Rattlesnakes do not view humans as prey and will not bite unless threatened. A rattlesnake bite seldom delivers enough venom to kill a human, although painful swelling and discoloration may occur.

I once called a past Grant County Coroner and asked if anyone had died of a rattlesnake bite in Grant County. She told me there is no record of such a case.

A few days after this report appeared in print, a man called and said he grew up north of Moses Lake in the early 1900s. He said although there may be no record of the event, his younger brother suffered a rattlesnake bite and died as a result. So we know this was before snakebite deaths were recorded.

Received a call from Frank Jones this week. He said he was working cattle on horseback on a 3,600 acre Ranch one day when he heard a strange sound. He described it as a “thump, thump, thump.”

He topped the knoll in front of him and found a 4-point mule deer buck jumping up and down with all four feet almost together with the object of stomping a bunch of baby rattlesnakes.

The deer didn’t pay much attention to Frank and he was able to get within 30 to 40 feet of it. Apparently, deer don’t care for rattlesnakes, either.

The rattlesnakes down south are much larger than those in the Columbia Basin. While participating in the Army Survival School at Fort Rucker, Alabama, the subject of food was discussed.
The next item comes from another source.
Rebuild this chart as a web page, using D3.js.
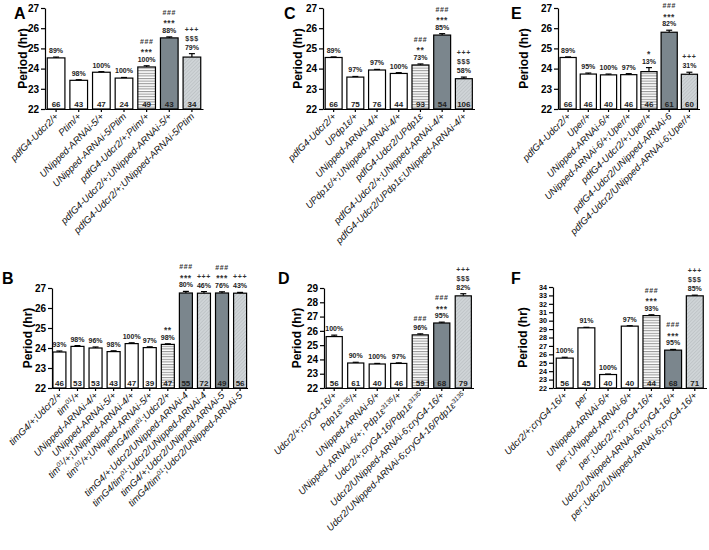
<!DOCTYPE html>
<html>
<head>
<meta charset="utf-8">
<script src="https://cdn.jsdelivr.net/npm/d3@7"></script>
<style>
  body { margin: 0; background: #fff; }
  svg { font-family: Arial, "Liberation Sans", sans-serif; }
  .tick text { font-weight: bold; }
</style>
</head>
<body>
<svg id="fig" width="709" height="550"></svg>
<script>
// ---- data ----
// "^...^" marks a superscript part of a genotype label
const labelsA = ['pdfG4-Udcr2/+', 'Ptim/+', 'UNipped-ARNAi-5/+', 'UNipped-ARNAi-5/Ptim',
  'pdfG4-Udcr2/+;Ptim/+', 'pdfG4-Udcr2/+;UNipped-ARNAi-5/+', 'pdfG4-Udcr2/+;UNipped-ARNAi-5/Ptim'];
const valuesA = [24.53, 23.42, 23.82, 23.53, 24.08, 25.52, 24.57];
const errorsA = [0.04, 0.03, 0.03, 0.03, 0.06, 0.05, 0.17];
const pctA = ['89%', '98%', '100%', '100%', '100%', '88%', '79%'];
const countsA = [66, 43, 47, 24, 49, 43, 34];
const sigA = [[], [], [], [], ['###', '***'], ['###', '***'], ['+++', '$$$']];

const labelsC = ['pdfG4-Udcr2/+', 'UPdp1ε/+', 'UNipped-ARNAi-4/+', 'UPdp1ε/+;UNipped-ARNAi-4/+',
  'pdfG4-Udcr2/UPdp1ε', 'pdfG4-Udcr2/+;UNipped-ARNAi-4/+', 'pdfG4-Udcr2/UPdp1ε;UNipped-ARNAi-4/+'];
const valuesC = [24.55, 23.58, 23.93, 23.76, 24.18, 25.66, 23.5];
const errorsC = [0.03, 0.03, 0.03, 0.04, 0.05, 0.07, 0.08];
const pctC = ['89%', '97%', '97%', '100%', '73%', '85%', '58%'];
const countsC = [66, 75, 76, 44, 93, 54, 106];
const sigC = [[], [], [], [], ['###', '**'], ['###', '***'], ['+++', '$$$']];

const labelsE = ['pdfG4-Udcr2/+', 'Uper/+', 'UNipped-ARNAi-6/+', 'UNipped-ARNAi-6/+;Uper/+',
  'pdfG4-Udcr2/+;Uper/+', 'pdfG4-Udcr2/UNipped-ARNAi-6', 'pdfG4-Udcr2/UNipped-ARNAi-6;Uper/+'];
const valuesE = [24.55, 23.73, 23.69, 23.7, 23.85, 25.8, 23.72];
const errorsE = [0.03, 0.05, 0.04, 0.05, 0.2, 0.1, 0.1];
const pctE = ['89%', '95%', '100%', '97%', '13%', '82%', '31%'];
const countsE = [66, 46, 40, 46, 46, 61, 60];
const sigE = [[], [], [], [], ['*'], ['###', '***'], ['+++']];

const labelsB = ['timG4/+;Udcr2/+', 'tim^01^/+', 'UNipped-ARNAi-4/+', 'UNipped-ARNAi-5/+',
  'tim^01^/+;UNipped-ARNAi-4/+', 'tim^01^/+;UNipped-ARNAi-5/+', 'timG4/tim^01^;Udcr2/+',
  'timG4/+;Udcr2/UNipped-ARNAi-4', 'timG4/tim^01^;Udcr2/UNipped-ARNAi-4',
  'timG4/+;Udcr2/UNipped-ARNAi-5', 'timG4/tim^01^;Udcr2/UNipped-ARNAi-5'];
const valuesB = [23.8, 24.08, 24.0, 23.82, 24.22, 24.02, 24.18, 26.75, 26.74, 26.75, 26.74];
const errorsB = [0.05, 0.04, 0.05, 0.04, 0.04, 0.04, 0.03, 0.08, 0.08, 0.06, 0.04];
const pctB = ['93%', '98%', '96%', '98%', '100%', '97%', '98%', '80%', '46%', '76%', '43%'];
const countsB = [46, 53, 53, 43, 47, 39, 47, 55, 72, 49, 56];
const sigB = [[], [], [], [], [], [], ['**'], ['###', '***'], ['+++'], ['###', '***'], ['+++']];

const labelsD = ['Udcr2/+;cryG4-16/+', 'Pdp1ε^3135^/+', 'UNipped-ARNAi-6/+',
  'UNipped-ARNAi-6/+; Pdp1ε^3135^/+', 'Udcr2/+;cryG4-16/Pdp1ε^3135^',
  'Udcr2/UNipped-ARNAi-6;cryG4-16/+', 'Udcr2/UNipped-ARNAi-6;cryG4-16/Pdp1ε^3135^'];
const valuesD = [25.6, 23.75, 23.68, 23.72, 25.72, 26.55, 28.45];
const errorsD = [0.1, 0.05, 0.04, 0.04, 0.07, 0.06, 0.15];
const pctD = ['100%', '90%', '100%', '97%', '96%', '95%', '82%'];
const countsD = [56, 61, 40, 46, 59, 68, 79];
const sigD = [[], [], [], [], ['###'], ['###', '***'], ['+++', '$$$']];

const labelsF = ['Udcr2/+;cryG4-16/+', 'per^-^', 'UNipped-ARNAi-6/+', 'per^-^;UNipped-ARNAi-6/+',
  'per^-^;Udcr2/+;cryG4-16/+', 'Udcr2/UNipped-ARNAi-6;cryG4-16/+',
  'per^-^;Udcr2/UNipped-ARNAi-6;cryG4-16/+'];
const valuesF = [25.55, 29.15, 23.6, 29.35, 30.6, 26.5, 32.95];
const errorsF = [0.1, 0.06, 0.06, 0.05, 0.1, 0.08, 0.08];
const pctF = ['100%', '91%', '100%', '97%', '93%', '95%', '85%'];
const countsF = [56, 45, 40, 40, 44, 68, 71];
const sigF = [[], [], [], [], ['###', '***'], ['###', '***'], ['+++', '$$$']];

// ---- layout / style per panel ----
const panels = [
  { letter: 'A', labels: labelsA, values: valuesA, errors: errorsA, pct: pctA, counts: countsA, sig: sigA,
    kinds: ['w', 'w', 'w', 'w', 'h', 'd', 'x'], yMax: 27, x0: 45, x1: 203, top: 8, bot: 109,
    pi: 0.22, po: 0.1, letterX: 14, letterY: 19, ylabX: 27, tickFont: 10 },
  { letter: 'C', labels: labelsC, values: valuesC, errors: errorsC, pct: pctC, counts: countsC, sig: sigC,
    kinds: ['w', 'w', 'w', 'w', 'h', 'd', 'x'], yMax: 27, x0: 323, x1: 474.5, top: 8, bot: 109,
    pi: 0.22, po: 0.1, letterX: 284, letterY: 19, ylabX: 302, tickFont: 10 },
  { letter: 'E', labels: labelsE, values: valuesE, errors: errorsE, pct: pctE, counts: countsE, sig: sigE,
    kinds: ['w', 'w', 'w', 'w', 'h', 'd', 'x'], yMax: 27, x0: 558, x1: 699.5, top: 8, bot: 109,
    pi: 0.2, po: 0.1, letterX: 511, letterY: 19, ylabX: 528, tickFont: 10 },
  { letter: 'B', labels: labelsB, values: valuesB, errors: errorsB, pct: pctB, counts: countsB, sig: sigB,
    kinds: ['w', 'w', 'w', 'w', 'w', 'w', 'h', 'd', 'x', 'd', 'x'], yMax: 27, x0: 52, x1: 247.5, top: 288, bot: 388,
    pi: 0.28, po: 0.05, letterX: 2, letterY: 284, ylabX: 32, tickFont: 10 },
  { letter: 'D', labels: labelsD, values: valuesD, errors: errorsD, pct: pctD, counts: countsD, sig: sigD,
    kinds: ['w', 'w', 'w', 'w', 'h', 'd', 'x'], yMax: 29, x0: 324, x1: 473.5, top: 288, bot: 388,
    pi: 0.25, po: 0.1, letterX: 278, letterY: 284, ylabX: 301, tickFont: 10 },
  { letter: 'F', labels: labelsF, values: valuesF, errors: errorsF, pct: pctF, counts: countsF, sig: sigF,
    kinds: ['w', 'w', 'w', 'w', 'h', 'd', 'x'], yMax: 34, x0: 553, x1: 706.5, top: 287, bot: 388,
    pi: 0.22, po: 0.15, letterX: 511, letterY: 284, ylabX: 527, tickFont: 7.2 }
];

const svg = d3.select('#fig');
svg.append('rect').attr('width', 709).attr('height', 550).attr('fill', '#fff');

// fill patterns
const defs = svg.append('defs');
const hs = defs.append('pattern').attr('id', 'hstripe').attr('patternUnits', 'userSpaceOnUse')
  .attr('width', 4).attr('height', 2.6);
hs.append('rect').attr('width', 4).attr('height', 2.6).attr('fill', '#fff');
hs.append('line').attr('x1', 0).attr('x2', 4).attr('y1', 0.6).attr('y2', 0.6)
  .attr('stroke', '#6a6a6a').attr('stroke-width', 0.8);

const xh = defs.append('pattern').attr('id', 'xhatch').attr('patternUnits', 'userSpaceOnUse')
  .attr('width', 2.5).attr('height', 2.5).attr('patternTransform', 'rotate(45)');
xh.append('rect').attr('width', 2.5).attr('height', 2.5).attr('fill', '#cfd4d7');
xh.append('line').attr('x1', 0).attr('x2', 0).attr('y1', 0).attr('y2', 2.5)
  .attr('stroke', '#aab0b4').attr('stroke-width', 0.8);

const fillFor = { w: '#fff', h: 'url(#hstripe)', d: '#7b868d', x: 'url(#xhatch)' };

function addLabel(sel, str) {
  str.split('^').forEach((part, k) => {
    if (!part) return;
    const t = sel.append('tspan').text(part);
    if (k % 2 === 1) t.attr('baseline-shift', 'super').attr('font-size', '6.5px');
  });
}

function drawPanel(p) {
  const gp = svg.append('g');
  const idx = d3.range(p.values.length);

  const x = d3.scaleBand().domain(idx).range([p.x0, p.x1]).paddingInner(p.pi).paddingOuter(p.po);
  const y = d3.scaleLinear().domain([22, p.yMax]).range([p.bot, p.top]);
  const bw = x.bandwidth();

  // bars
  gp.selectAll('rect.bar')
    .data(idx)
    .enter()
    .append('rect')
    .attr('class', 'bar')
    .attr('x', (i) => x(i))
    .attr('y', (i) => y(p.values[i]))
    .attr('width', bw)
    .attr('height', (i) => y(22) - y(p.values[i]))
    .attr('fill', (i) => fillFor[p.kinds[i]])
    .attr('stroke', '#000')
    .attr('stroke-width', 1.2);

  // error bars (upper half only)
  idx.forEach((i) => {
    const cx = x(i) + bw / 2;
    const yT = y(p.values[i] + p.errors[i]);
    gp.append('line').attr('x1', cx).attr('x2', cx)
      .attr('y1', y(p.values[i])).attr('y2', yT)
      .attr('stroke', '#000').attr('stroke-width', 1.2);
    gp.append('line').attr('x1', cx - 3).attr('x2', cx + 3)
      .attr('y1', yT).attr('y2', yT)
      .attr('stroke', '#000').attr('stroke-width', 1.2);
  });

  // y axis
  const yAxisG = gp.append('g')
    .attr('transform', `translate(${p.x0},0)`)
    .call(d3.axisLeft(y).tickValues(d3.range(22, p.yMax + 1)).tickFormat(d3.format('d'))
      .tickSize(4).tickSizeOuter(0).tickPadding(2));
  yAxisG.selectAll('text').style('font-size', p.tickFont + 'px').attr('fill', '#000');
  yAxisG.selectAll('path, line').attr('stroke-width', 1.2);

  // x axis
  const xAxisG = gp.append('g')
    .attr('transform', `translate(0,${y(22)})`)
    .call(d3.axisBottom(x).tickSize(3).tickSizeOuter(0).tickFormat(''));
  xAxisG.selectAll('path, line').attr('stroke-width', 1.2);

  // sample counts inside bars
  gp.selectAll('text.count')
    .data(idx)
    .enter()
    .append('text')
    .attr('class', 'count')
    .attr('x', (i) => x(i) + bw / 2)
    .attr('y', y(22) - 2)
    .attr('text-anchor', 'middle')
    .style('font-size', '8px')
    .style('font-weight', 'bold')
    .attr('fill', '#222')
    .text((i) => p.counts[i]);

  // percent + significance marks
  idx.forEach((i) => {
    const cx = x(i) + bw / 2;
    const base = y(p.values[i] + p.errors[i]) - 4;
    gp.append('text').attr('x', cx).attr('y', base)
      .attr('text-anchor', 'middle')
      .style('font-size', '7px').style('font-weight', 'bold')
      .attr('fill', '#222')
      .text(p.pct[i]);
    const s = p.sig[i];
    s.forEach((m, j) => {
      const star = m.includes('*');
      gp.append('text').attr('x', cx).attr('y', base - 9 * (s.length - j) + (star ? 2.5 : 0))
        .attr('text-anchor', 'middle')
        .style('font-size', star ? '8.5px' : '7px')
        .style('font-weight', 'bold')
        .style('letter-spacing', '0.6px')
        .attr('fill', '#333')
        .text(m);
    });
  });

  // genotype labels
  idx.forEach((i) => {
    const t = gp.append('text')
      .attr('transform', `translate(${x(i) + bw / 2 + 3},${y(22) + 8}) rotate(-45)`)
      .attr('text-anchor', 'end')
      .style('font-size', '9.6px')
      .style('font-style', 'italic')
      .attr('fill', '#111');
    addLabel(t, p.labels[i]);
  });

  // y label
  gp.append('text')
    .attr('transform', `translate(${p.ylabX},${(p.top + p.bot) / 2}) rotate(-90)`)
    .attr('text-anchor', 'middle')
    .style('font-size', '12px')
    .style('font-weight', 'bold')
    .text('Period (hr)');

  // panel letter
  gp.append('text')
    .attr('x', p.letterX)
    .attr('y', p.letterY)
    .style('font-size', '16px')
    .style('font-weight', 'bold')
    .text(p.letter);
}

panels.forEach(drawPanel);
</script>
</body>
</html>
They had deep fried grasshoppers for us to eat and they required us to eat at least one. Mine wasn’t bad, except for the legs, which were discarded.

They also had a rattlesnake gutted, skinned and strapped to a broomstick. It was being cooked over an open fire as if it was on a rotisserie. The only meat was along the backbone.

The instructor removed two-inch sections from the carcass and passed they out. Wasn’t bad at all and, yes, it did taste like chicken. And then, as the instructor said, the rib bones make good toothpicks.